### Written problem
Restate each of the lines below word for word and drop every picture.

### Provided material
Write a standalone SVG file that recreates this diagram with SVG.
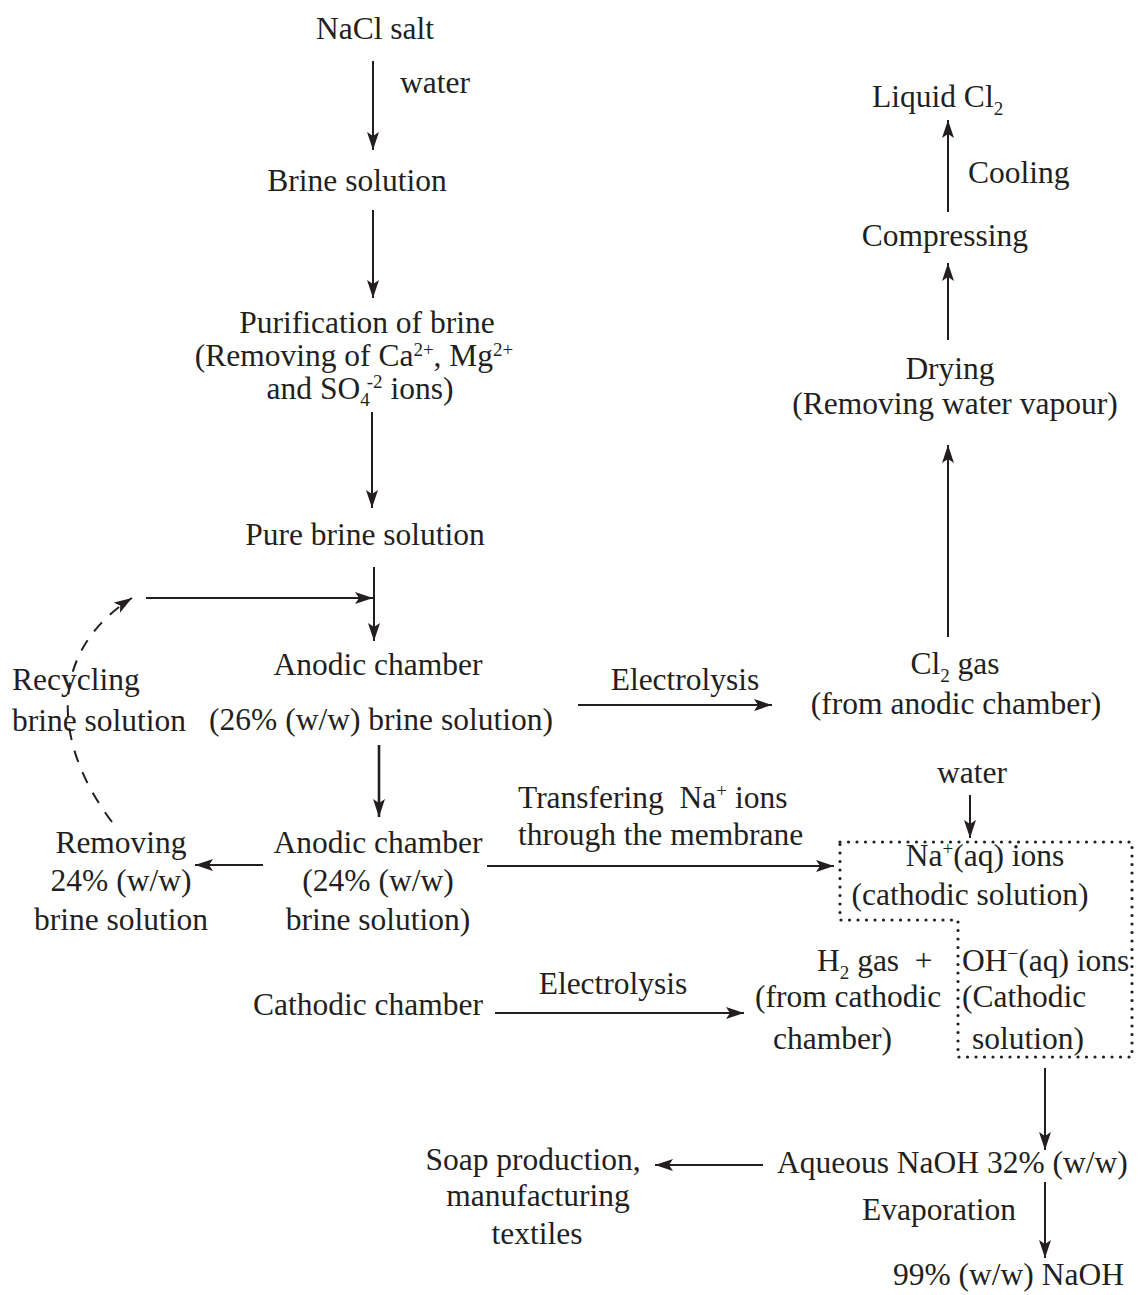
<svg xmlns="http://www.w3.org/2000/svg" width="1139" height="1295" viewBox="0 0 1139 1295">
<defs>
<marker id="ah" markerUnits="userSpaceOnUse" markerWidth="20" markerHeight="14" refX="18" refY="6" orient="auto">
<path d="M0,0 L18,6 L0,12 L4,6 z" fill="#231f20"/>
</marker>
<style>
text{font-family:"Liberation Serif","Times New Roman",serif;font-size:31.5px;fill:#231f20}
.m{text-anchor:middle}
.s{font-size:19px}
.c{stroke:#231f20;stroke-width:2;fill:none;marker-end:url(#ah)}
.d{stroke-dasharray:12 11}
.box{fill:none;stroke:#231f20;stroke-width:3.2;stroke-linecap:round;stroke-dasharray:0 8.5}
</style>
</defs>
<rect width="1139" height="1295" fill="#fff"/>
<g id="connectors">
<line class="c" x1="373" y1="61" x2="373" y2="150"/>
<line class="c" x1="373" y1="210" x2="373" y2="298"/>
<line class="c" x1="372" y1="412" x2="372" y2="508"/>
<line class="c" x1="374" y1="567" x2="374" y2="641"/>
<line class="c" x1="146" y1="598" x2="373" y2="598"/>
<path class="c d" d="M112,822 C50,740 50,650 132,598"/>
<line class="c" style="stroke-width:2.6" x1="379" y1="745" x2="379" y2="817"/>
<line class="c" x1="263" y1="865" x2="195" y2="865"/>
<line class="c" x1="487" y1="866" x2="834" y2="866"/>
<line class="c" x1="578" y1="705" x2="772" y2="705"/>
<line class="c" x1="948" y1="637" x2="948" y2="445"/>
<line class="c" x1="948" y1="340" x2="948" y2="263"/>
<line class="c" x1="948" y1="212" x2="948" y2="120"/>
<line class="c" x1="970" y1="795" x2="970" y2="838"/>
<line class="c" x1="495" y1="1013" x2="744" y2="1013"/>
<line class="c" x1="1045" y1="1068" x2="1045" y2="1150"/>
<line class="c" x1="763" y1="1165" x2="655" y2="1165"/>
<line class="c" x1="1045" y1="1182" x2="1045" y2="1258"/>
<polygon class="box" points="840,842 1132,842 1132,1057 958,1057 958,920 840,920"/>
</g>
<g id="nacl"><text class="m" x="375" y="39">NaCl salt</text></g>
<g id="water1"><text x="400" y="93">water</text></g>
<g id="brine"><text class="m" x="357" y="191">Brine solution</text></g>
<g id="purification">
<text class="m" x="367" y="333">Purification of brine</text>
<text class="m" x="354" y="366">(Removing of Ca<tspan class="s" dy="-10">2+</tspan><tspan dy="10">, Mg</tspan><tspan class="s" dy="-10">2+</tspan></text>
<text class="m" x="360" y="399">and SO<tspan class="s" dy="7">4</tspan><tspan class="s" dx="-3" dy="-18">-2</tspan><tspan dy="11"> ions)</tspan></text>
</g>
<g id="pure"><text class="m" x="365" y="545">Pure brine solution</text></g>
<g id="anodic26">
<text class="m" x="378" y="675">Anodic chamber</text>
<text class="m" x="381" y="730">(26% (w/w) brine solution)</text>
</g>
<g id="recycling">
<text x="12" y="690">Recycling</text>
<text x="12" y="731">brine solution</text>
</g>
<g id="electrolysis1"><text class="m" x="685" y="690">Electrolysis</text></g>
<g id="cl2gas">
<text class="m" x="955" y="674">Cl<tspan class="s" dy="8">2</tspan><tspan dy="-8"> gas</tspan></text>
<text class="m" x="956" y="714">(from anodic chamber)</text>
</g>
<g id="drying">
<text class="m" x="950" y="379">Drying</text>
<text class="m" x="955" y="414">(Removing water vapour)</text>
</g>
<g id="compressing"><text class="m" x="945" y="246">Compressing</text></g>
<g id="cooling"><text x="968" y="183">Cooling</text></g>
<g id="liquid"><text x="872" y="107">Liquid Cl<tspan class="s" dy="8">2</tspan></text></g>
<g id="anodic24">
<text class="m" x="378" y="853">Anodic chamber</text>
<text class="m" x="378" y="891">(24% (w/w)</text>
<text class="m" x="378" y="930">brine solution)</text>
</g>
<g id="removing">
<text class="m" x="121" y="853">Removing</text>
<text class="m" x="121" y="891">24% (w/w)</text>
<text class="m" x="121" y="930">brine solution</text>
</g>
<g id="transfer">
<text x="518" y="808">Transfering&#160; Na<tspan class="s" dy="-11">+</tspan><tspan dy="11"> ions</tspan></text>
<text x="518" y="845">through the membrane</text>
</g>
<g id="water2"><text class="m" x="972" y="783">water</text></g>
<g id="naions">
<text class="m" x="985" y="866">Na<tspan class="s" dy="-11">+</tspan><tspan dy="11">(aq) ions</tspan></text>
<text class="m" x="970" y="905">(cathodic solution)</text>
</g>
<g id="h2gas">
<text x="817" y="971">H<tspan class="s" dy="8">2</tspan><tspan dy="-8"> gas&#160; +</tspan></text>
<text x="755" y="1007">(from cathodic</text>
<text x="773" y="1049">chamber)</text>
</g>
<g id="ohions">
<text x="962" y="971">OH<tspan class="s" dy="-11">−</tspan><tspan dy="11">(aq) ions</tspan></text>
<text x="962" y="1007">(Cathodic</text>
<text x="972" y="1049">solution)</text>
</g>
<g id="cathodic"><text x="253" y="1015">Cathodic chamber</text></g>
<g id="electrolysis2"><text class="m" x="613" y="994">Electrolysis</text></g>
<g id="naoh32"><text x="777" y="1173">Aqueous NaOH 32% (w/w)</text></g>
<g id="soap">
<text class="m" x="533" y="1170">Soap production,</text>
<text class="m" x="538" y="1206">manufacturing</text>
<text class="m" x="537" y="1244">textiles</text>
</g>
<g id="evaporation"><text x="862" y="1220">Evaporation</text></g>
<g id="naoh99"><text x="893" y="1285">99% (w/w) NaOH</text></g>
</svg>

### Answer to the exercise
Write a standalone SVG file that recreates this diagram with SVG.
<svg xmlns="http://www.w3.org/2000/svg" width="1139" height="1295" viewBox="0 0 1139 1295">
<defs>
<marker id="ah" markerUnits="userSpaceOnUse" markerWidth="20" markerHeight="14" refX="18" refY="6" orient="auto">
<path d="M0,0 L18,6 L0,12 L4,6 z" fill="#231f20"/>
</marker>
<style>
text{font-family:"Liberation Serif","Times New Roman",serif;font-size:31.5px;fill:#231f20}
.m{text-anchor:middle}
.s{font-size:19px}
.c{stroke:#231f20;stroke-width:2;fill:none;marker-end:url(#ah)}
.d{stroke-dasharray:12 11}
.box{fill:none;stroke:#231f20;stroke-width:3.2;stroke-linecap:round;stroke-dasharray:0 8.5}
</style>
</defs>
<rect width="1139" height="1295" fill="#fff"/>
<g id="connectors">
<line class="c" x1="373" y1="61" x2="373" y2="150"/>
<line class="c" x1="373" y1="210" x2="373" y2="298"/>
<line class="c" x1="372" y1="412" x2="372" y2="508"/>
<line class="c" x1="374" y1="567" x2="374" y2="641"/>
<line class="c" x1="146" y1="598" x2="373" y2="598"/>
<path class="c d" d="M112,822 C50,740 50,650 132,598"/>
<line class="c" style="stroke-width:2.6" x1="379" y1="745" x2="379" y2="817"/>
<line class="c" x1="263" y1="865" x2="195" y2="865"/>
<line class="c" x1="487" y1="866" x2="834" y2="866"/>
<line class="c" x1="578" y1="705" x2="772" y2="705"/>
<line class="c" x1="948" y1="637" x2="948" y2="445"/>
<line class="c" x1="948" y1="340" x2="948" y2="263"/>
<line class="c" x1="948" y1="212" x2="948" y2="120"/>
<line class="c" x1="970" y1="795" x2="970" y2="838"/>
<line class="c" x1="495" y1="1013" x2="744" y2="1013"/>
<line class="c" x1="1045" y1="1068" x2="1045" y2="1150"/>
<line class="c" x1="763" y1="1165" x2="655" y2="1165"/>
<line class="c" x1="1045" y1="1182" x2="1045" y2="1258"/>
<polygon class="box" points="840,842 1132,842 1132,1057 958,1057 958,920 840,920"/>
</g>
<g id="nacl"><text class="m" x="375" y="39">NaCl salt</text></g>
<g id="water1"><text x="400" y="93">water</text></g>
<g id="brine"><text class="m" x="357" y="191">Brine solution</text></g>
<g id="purification">
<text class="m" x="367" y="333">Purification of brine</text>
<text class="m" x="354" y="366">(Removing of Ca<tspan class="s" dy="-10">2+</tspan><tspan dy="10">, Mg</tspan><tspan class="s" dy="-10">2+</tspan></text>
<text class="m" x="360" y="399">and SO<tspan class="s" dy="7">4</tspan><tspan class="s" dx="-3" dy="-18">-2</tspan><tspan dy="11"> ions)</tspan></text>
</g>
<g id="pure"><text class="m" x="365" y="545">Pure brine solution</text></g>
<g id="anodic26">
<text class="m" x="378" y="675">Anodic chamber</text>
<text class="m" x="381" y="730">(26% (w/w) brine solution)</text>
</g>
<g id="recycling">
<text x="12" y="690">Recycling</text>
<text x="12" y="731">brine solution</text>
</g>
<g id="electrolysis1"><text class="m" x="685" y="690">Electrolysis</text></g>
<g id="cl2gas">
<text class="m" x="955" y="674">Cl<tspan class="s" dy="8">2</tspan><tspan dy="-8"> gas</tspan></text>
<text class="m" x="956" y="714">(from anodic chamber)</text>
</g>
<g id="drying">
<text class="m" x="950" y="379">Drying</text>
<text class="m" x="955" y="414">(Removing water vapour)</text>
</g>
<g id="compressing"><text class="m" x="945" y="246">Compressing</text></g>
<g id="cooling"><text x="968" y="183">Cooling</text></g>
<g id="liquid"><text x="872" y="107">Liquid Cl<tspan class="s" dy="8">2</tspan></text></g>
<g id="anodic24">
<text class="m" x="378" y="853">Anodic chamber</text>
<text class="m" x="378" y="891">(24% (w/w)</text>
<text class="m" x="378" y="930">brine solution)</text>
</g>
<g id="removing">
<text class="m" x="121" y="853">Removing</text>
<text class="m" x="121" y="891">24% (w/w)</text>
<text class="m" x="121" y="930">brine solution</text>
</g>
<g id="transfer">
<text x="518" y="808">Transfering&#160; Na<tspan class="s" dy="-11">+</tspan><tspan dy="11"> ions</tspan></text>
<text x="518" y="845">through the membrane</text>
</g>
<g id="water2"><text class="m" x="972" y="783">water</text></g>
<g id="naions">
<text class="m" x="985" y="866">Na<tspan class="s" dy="-11">+</tspan><tspan dy="11">(aq) ions</tspan></text>
<text class="m" x="970" y="905">(cathodic solution)</text>
</g>
<g id="h2gas">
<text x="817" y="971">H<tspan class="s" dy="8">2</tspan><tspan dy="-8"> gas&#160; +</tspan></text>
<text x="755" y="1007">(from cathodic</text>
<text x="773" y="1049">chamber)</text>
</g>
<g id="ohions">
<text x="962" y="971">OH<tspan class="s" dy="-11">−</tspan><tspan dy="11">(aq) ions</tspan></text>
<text x="962" y="1007">(Cathodic</text>
<text x="972" y="1049">solution)</text>
</g>
<g id="cathodic"><text x="253" y="1015">Cathodic chamber</text></g>
<g id="electrolysis2"><text class="m" x="613" y="994">Electrolysis</text></g>
<g id="naoh32"><text x="777" y="1173">Aqueous NaOH 32% (w/w)</text></g>
<g id="soap">
<text class="m" x="533" y="1170">Soap production,</text>
<text class="m" x="538" y="1206">manufacturing</text>
<text class="m" x="537" y="1244">textiles</text>
</g>
<g id="evaporation"><text x="862" y="1220">Evaporation</text></g>
<g id="naoh99"><text x="893" y="1285">99% (w/w) NaOH</text></g>
</svg>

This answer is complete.